For over a century, policymakers have argued that homeowners take better care of their neighborhood and are just generally more desirable in other ways. As early as 1917, the federal Labor Department created a propaganda campaign to encourage home ownership. And in 1925, Commerce Secretary Herbert Hoover wrote “Maintaining a high percentage of individual home owners is one of the searching tests that now challenge the people of the United States…The present large proportion of families that own their own homes is both the foundation of a sound economic and social system and a guarantee that our society will continue to develop rationally as changing conditions demand.” In many ways, Hoover was successful. In 1920, about 45 percent of households lived in owner-occupied housing; today, about 64 percent do.
Mass homeownership might have had no negative side effects in a society in which most people live in the same house until they are dead, and as a result are not overly concerned with the house’s resale value.
But in modern America, people often hop from one house to the other, selling houses when they move, retire, or just add another child or two to their families. And when people expect to sell their homes in a few years, they naturally want those homes to get more expensive (or to use a common euphemism, to “appreciate in value” so homeowners can “accumulate wealth”).
To help achieve this goal, homeowners have a strong incentive to lobby government to use zoning codes and other regulations to limit housing supply, in order to help homes get more expensive (or in zoning-talk, “increase property values”). And because government has been quite successful in doing exactly that, housing costs have exploded in many metro areas, which in turn means that more and more people cannot afford homes any more (at least not without considerable dislocation of some sort, such as moving to someplace with minimal economic opportunity).

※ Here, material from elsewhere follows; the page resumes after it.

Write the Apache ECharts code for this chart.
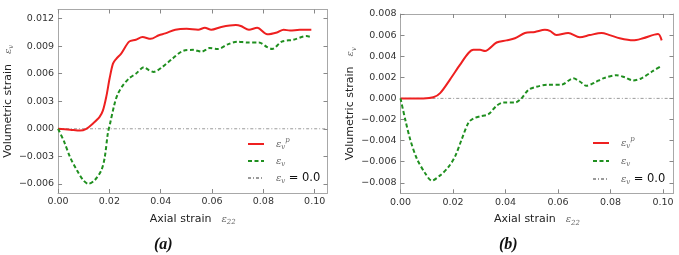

So perhaps we’d all be better off if government stopped encouraging home ownership, right? Well, maybe not. After the 2008 recession, homeownership rates declined from a postwar peak of 69 percent to its current level, which in turn meant that the number of non-homeowners in search of rental options increased. And when the demand for rental housing increased, the cost of renting of course increased as well. So declines in homeownership are bad too. The only real solution is to this dilemma is to create institutional firewalls to protect landowners’ right to build, such as statewide laws that limit the discretion of local governments.